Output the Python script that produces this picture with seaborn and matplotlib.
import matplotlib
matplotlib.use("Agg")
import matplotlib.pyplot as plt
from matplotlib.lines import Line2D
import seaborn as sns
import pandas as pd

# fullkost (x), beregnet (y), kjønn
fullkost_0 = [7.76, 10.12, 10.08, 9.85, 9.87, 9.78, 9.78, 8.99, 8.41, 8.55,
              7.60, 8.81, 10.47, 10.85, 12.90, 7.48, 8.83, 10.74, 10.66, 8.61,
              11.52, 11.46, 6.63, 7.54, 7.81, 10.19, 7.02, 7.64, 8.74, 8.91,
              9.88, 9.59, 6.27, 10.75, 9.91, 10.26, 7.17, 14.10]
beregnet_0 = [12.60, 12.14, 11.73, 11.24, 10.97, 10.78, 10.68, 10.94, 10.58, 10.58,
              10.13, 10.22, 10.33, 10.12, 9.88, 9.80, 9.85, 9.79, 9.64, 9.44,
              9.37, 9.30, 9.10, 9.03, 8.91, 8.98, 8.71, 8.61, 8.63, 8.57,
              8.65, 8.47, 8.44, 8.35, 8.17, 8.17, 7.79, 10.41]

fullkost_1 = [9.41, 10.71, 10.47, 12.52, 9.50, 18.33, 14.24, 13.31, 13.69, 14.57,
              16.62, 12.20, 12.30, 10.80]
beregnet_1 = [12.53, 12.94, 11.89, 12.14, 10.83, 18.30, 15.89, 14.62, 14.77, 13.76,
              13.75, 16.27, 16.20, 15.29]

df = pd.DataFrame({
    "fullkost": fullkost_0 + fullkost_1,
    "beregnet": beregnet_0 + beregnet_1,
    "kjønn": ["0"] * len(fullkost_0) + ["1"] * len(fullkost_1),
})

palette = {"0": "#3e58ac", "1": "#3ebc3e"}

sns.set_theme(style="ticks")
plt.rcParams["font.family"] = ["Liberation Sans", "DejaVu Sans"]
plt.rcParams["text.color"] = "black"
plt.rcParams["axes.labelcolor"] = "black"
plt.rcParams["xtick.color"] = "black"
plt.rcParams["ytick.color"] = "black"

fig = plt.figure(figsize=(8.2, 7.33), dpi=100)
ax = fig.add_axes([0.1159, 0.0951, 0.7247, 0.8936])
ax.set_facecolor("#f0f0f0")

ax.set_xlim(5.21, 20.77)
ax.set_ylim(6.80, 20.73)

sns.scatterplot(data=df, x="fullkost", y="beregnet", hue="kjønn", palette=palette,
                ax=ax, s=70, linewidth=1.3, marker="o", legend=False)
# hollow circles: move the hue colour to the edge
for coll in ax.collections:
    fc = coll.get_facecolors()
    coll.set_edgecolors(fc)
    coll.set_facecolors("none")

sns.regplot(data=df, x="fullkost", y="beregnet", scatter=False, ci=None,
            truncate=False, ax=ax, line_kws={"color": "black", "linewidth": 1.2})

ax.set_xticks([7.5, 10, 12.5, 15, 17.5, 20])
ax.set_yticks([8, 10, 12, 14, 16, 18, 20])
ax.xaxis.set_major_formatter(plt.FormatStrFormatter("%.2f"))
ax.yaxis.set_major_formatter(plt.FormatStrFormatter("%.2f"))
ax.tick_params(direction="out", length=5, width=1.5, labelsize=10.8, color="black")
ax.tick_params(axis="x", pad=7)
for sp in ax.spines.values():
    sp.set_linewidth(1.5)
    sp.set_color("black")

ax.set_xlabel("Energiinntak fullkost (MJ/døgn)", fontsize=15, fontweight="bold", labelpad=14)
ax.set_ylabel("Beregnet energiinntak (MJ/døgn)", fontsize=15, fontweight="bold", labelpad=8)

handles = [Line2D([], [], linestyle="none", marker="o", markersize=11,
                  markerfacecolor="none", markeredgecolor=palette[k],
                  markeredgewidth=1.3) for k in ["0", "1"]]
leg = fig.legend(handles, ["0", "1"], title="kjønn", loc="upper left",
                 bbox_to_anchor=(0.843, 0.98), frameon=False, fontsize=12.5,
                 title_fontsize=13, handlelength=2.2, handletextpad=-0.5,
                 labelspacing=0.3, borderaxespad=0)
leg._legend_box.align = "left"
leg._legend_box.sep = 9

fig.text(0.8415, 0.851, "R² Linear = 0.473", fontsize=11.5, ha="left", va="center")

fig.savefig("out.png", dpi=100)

=======

Return a word-for-word copy of the lines from the beginning of the listing to the line holding "import pandas as pd", both kept.

* Finished exercise
Output the Python script that produces this picture with seaborn and matplotlib.
import matplotlib
matplotlib.use("Agg")
import matplotlib.pyplot as plt
from matplotlib.lines import Line2D
import seaborn as sns
import pandas as pd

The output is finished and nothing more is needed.